One other interesting result of consciousness being slow is that it explains reaction times. Any time we have to make a conscious decision, it is going to be a slow process. However, if it is wired into the preconsciousness, then reaction can be instantaneous; for instance, if we touch something very hot, we don't wait to think "Ow!" before we move our hand - our hand flinches away, and we're dancing away in pain even before we say "Ow, that hurt!" A cute story from George Gamow about Niels Bohr that Norretranders includes illustrates the same point: "He [Bohr] developed a theory which explained why the hero is quicker and manages to kill the villain despite the fact that the villain is always first on the draw. ... As the hero never fires first, the villain has to decide when he is going to shoot, and this hampers his movements.
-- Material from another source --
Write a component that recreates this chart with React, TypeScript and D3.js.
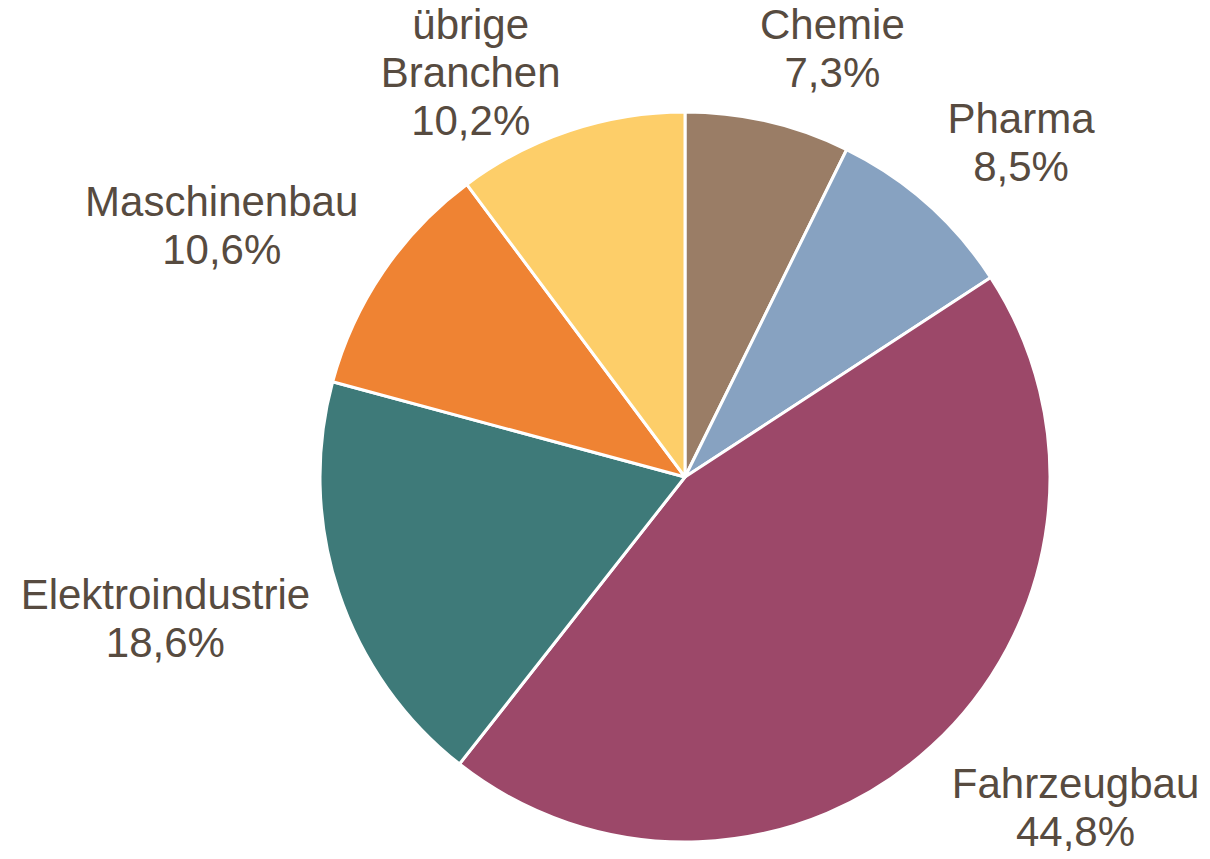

The hero, on the other hand, acts reflexively and snatches his revolver quite automatically the instant he sees the villain's hand move. We disagreed on this theory, and the next day we went into a toy store and bought two revolvers in western holsters. We shot it out with Bohr, who played the hero. He 'killed' all his students." Norretranders would say that the villain has to involve consciousness which is tremendously slower than the preconscious.

I haven't even gotten to Norretranders explanation of the half-second delay in consciousness (which I need to re-read so that I can explain it better), or exformation, or any of the other fascinating concepts in this book. I highly recommend it obviously. It's a good read, with lots of interesting results that make you think about what how your brain actually works.